== Records for the task ==

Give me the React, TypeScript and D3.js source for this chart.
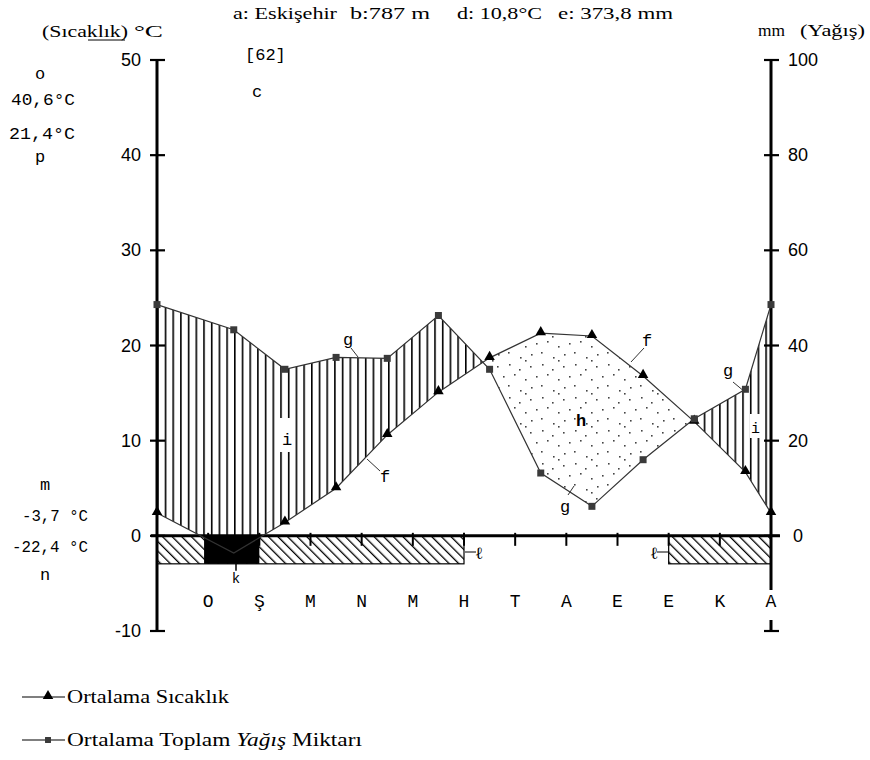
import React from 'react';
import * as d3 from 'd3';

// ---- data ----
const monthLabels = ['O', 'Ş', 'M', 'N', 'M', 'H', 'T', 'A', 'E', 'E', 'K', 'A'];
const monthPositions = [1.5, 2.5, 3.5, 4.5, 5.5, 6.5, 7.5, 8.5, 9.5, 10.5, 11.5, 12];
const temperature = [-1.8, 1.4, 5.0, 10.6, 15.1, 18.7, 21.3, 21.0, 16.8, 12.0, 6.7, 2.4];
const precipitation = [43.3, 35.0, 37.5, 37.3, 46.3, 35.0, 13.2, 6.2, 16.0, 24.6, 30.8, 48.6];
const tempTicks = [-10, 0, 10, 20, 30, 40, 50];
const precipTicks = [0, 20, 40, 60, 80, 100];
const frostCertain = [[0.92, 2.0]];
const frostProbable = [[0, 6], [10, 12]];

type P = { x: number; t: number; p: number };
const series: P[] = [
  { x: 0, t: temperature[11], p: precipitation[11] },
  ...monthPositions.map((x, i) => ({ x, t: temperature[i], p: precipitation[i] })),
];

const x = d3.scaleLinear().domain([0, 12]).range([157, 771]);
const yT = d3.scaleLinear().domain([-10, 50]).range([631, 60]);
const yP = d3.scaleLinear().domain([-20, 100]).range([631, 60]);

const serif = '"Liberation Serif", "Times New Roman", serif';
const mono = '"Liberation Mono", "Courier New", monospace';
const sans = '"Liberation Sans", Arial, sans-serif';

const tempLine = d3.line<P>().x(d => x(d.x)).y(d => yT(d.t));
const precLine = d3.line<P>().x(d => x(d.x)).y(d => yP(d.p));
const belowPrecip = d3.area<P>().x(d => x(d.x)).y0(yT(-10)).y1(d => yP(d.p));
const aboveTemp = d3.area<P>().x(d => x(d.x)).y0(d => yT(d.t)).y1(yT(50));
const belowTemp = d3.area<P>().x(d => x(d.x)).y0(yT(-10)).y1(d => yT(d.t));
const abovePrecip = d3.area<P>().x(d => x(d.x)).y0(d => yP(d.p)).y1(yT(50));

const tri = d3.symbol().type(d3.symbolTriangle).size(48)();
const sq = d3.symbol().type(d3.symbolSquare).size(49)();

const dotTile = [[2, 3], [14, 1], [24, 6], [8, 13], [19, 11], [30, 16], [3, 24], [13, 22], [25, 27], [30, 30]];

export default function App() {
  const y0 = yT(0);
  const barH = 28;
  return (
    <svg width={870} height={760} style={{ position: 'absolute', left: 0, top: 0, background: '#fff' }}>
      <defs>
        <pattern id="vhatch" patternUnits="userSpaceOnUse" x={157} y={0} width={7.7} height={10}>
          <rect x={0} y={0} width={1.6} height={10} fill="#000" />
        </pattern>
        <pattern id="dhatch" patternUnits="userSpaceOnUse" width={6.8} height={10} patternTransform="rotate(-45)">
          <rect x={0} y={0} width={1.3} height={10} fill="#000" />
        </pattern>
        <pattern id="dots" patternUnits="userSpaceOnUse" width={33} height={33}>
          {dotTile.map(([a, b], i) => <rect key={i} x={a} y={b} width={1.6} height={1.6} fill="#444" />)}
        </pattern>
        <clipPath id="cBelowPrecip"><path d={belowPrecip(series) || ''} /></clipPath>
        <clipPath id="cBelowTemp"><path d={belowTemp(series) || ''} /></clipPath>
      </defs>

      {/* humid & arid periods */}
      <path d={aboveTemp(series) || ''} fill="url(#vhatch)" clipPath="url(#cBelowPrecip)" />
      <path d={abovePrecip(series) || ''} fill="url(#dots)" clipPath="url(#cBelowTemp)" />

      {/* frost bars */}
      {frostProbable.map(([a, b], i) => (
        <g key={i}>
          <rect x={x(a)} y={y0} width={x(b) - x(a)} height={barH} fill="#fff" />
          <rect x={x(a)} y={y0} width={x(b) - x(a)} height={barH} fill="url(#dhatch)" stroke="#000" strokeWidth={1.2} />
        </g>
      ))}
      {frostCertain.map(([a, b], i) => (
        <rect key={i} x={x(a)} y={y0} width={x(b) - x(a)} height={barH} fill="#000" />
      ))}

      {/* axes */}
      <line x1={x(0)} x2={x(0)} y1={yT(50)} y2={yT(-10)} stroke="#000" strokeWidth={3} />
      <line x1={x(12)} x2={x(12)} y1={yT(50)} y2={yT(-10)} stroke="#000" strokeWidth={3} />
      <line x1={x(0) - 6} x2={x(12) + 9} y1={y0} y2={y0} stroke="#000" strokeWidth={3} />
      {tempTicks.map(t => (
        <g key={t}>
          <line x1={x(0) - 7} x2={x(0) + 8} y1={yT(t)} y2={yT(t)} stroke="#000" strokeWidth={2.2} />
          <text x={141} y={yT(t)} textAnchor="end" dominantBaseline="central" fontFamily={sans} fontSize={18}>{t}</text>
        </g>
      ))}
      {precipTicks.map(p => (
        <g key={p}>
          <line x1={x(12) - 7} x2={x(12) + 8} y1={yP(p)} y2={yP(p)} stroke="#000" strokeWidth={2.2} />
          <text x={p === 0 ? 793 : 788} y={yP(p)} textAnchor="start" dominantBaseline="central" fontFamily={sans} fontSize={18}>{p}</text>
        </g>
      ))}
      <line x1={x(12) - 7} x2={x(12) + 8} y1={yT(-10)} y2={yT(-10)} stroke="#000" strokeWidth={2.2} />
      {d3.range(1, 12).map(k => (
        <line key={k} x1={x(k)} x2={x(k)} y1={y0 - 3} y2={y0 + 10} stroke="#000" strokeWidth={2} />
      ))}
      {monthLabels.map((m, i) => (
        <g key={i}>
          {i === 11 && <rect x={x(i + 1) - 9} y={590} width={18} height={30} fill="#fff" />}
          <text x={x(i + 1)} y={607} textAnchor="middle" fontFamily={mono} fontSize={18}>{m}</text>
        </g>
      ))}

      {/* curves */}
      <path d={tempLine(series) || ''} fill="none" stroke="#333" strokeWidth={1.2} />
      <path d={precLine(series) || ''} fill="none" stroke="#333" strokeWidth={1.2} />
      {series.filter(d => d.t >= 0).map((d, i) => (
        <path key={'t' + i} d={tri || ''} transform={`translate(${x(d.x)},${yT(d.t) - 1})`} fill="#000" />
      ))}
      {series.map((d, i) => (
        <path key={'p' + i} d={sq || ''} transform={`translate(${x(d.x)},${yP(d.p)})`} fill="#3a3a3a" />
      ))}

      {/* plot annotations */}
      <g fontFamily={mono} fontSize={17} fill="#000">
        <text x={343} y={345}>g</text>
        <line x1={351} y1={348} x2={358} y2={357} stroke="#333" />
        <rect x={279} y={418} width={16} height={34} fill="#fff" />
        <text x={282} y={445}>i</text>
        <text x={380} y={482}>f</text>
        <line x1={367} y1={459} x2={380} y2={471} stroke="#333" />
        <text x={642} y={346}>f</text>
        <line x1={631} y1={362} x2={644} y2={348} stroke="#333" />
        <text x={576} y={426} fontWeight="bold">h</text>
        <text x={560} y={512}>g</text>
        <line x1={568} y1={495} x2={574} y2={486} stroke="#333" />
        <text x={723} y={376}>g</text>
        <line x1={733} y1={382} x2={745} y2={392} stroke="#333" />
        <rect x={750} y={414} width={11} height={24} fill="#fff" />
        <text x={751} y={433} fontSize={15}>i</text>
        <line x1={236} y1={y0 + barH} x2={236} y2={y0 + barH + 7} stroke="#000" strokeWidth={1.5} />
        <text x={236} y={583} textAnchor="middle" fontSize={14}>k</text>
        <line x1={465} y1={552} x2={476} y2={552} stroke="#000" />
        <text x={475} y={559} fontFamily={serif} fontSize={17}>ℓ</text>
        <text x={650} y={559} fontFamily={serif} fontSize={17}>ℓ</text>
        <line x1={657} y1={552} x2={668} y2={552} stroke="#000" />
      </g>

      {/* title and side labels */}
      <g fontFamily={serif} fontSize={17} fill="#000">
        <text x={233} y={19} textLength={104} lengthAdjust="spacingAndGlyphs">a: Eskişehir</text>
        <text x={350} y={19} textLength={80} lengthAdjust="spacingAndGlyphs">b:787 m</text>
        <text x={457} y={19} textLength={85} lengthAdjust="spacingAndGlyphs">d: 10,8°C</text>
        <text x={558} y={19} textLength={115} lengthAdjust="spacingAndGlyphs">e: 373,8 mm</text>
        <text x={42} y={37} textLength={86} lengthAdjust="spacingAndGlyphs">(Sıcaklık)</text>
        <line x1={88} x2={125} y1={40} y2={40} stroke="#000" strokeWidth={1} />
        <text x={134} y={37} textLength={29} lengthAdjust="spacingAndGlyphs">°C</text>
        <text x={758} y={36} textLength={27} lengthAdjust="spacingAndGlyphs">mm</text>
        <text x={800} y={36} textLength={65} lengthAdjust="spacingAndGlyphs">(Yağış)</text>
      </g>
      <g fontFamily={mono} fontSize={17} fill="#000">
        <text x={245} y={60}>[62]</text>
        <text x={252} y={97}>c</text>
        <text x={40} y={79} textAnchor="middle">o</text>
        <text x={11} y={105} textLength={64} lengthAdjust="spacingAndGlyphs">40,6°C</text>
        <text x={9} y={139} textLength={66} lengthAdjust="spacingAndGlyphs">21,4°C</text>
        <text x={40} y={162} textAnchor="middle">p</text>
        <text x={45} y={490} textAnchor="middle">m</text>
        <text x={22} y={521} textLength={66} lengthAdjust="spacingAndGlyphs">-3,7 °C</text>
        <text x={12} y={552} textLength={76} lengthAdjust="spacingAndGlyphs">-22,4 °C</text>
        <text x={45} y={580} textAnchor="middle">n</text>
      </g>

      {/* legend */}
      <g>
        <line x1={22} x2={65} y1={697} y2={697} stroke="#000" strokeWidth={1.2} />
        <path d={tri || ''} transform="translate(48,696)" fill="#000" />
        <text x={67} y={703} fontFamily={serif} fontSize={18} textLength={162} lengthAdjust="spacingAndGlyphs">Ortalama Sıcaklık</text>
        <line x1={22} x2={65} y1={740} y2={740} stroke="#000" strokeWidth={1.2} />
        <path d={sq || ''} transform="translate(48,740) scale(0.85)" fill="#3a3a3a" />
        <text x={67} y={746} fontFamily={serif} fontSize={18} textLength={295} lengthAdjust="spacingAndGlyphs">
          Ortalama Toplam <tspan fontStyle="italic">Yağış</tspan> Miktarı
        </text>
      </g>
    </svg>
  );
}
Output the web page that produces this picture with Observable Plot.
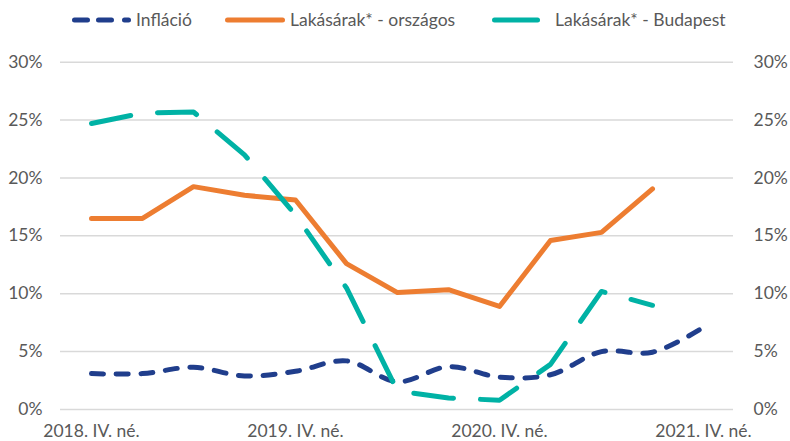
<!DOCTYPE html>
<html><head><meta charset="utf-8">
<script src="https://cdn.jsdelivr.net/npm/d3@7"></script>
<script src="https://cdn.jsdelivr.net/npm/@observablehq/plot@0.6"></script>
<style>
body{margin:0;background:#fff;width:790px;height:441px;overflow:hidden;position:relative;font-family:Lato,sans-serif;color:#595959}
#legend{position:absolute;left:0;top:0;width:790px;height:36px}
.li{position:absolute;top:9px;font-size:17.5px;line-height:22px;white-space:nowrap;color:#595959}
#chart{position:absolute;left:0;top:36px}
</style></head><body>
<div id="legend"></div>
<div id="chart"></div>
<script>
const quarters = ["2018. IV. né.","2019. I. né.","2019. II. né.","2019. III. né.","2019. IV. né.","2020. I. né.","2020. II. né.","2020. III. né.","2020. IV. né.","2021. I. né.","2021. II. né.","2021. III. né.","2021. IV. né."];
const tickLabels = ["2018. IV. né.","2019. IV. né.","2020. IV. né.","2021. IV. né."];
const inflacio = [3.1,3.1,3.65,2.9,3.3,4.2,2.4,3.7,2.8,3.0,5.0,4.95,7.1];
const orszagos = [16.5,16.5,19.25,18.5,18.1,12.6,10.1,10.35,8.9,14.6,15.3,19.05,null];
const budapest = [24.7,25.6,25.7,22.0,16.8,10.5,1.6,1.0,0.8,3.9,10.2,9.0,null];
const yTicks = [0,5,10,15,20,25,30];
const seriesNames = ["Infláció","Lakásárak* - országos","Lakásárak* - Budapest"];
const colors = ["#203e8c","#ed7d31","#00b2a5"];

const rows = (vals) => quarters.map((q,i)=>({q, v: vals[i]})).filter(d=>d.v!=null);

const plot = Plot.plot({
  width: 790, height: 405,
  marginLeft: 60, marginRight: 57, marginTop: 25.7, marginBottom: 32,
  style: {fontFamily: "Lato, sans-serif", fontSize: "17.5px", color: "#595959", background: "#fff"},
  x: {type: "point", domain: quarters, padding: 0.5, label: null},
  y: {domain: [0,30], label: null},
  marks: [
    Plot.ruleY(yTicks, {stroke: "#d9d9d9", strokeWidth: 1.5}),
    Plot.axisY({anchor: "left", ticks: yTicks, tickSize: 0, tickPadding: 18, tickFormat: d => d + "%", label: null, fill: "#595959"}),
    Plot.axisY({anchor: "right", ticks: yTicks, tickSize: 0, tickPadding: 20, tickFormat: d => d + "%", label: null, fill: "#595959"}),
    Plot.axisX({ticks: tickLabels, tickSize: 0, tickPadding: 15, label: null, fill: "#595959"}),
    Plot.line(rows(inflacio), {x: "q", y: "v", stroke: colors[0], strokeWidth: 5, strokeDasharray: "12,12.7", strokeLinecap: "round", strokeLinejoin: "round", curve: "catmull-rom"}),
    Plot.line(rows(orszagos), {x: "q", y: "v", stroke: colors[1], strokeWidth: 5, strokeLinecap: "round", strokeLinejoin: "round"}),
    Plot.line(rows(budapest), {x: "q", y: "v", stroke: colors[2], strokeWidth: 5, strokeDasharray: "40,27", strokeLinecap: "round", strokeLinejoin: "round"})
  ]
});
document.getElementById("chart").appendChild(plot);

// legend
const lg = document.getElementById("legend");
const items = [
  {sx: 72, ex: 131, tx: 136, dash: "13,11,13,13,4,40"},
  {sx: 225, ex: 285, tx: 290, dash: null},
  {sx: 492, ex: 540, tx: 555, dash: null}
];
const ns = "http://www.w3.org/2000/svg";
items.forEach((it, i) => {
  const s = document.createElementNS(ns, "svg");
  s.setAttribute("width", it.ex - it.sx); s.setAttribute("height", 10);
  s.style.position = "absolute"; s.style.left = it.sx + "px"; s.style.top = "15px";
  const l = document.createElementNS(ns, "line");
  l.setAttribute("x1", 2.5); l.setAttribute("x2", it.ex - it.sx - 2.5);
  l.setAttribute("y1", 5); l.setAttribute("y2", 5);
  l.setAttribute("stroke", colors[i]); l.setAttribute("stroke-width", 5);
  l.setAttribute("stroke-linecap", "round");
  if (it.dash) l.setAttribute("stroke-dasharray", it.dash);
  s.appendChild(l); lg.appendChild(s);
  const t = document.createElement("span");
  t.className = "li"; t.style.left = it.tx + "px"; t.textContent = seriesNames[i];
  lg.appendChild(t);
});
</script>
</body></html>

===

**What to work on**
Look through the material above. Copy each line where the word "React" appears.

**Full output**
Give me the React, TypeScript and D3.js source for this chart.
import React from 'react';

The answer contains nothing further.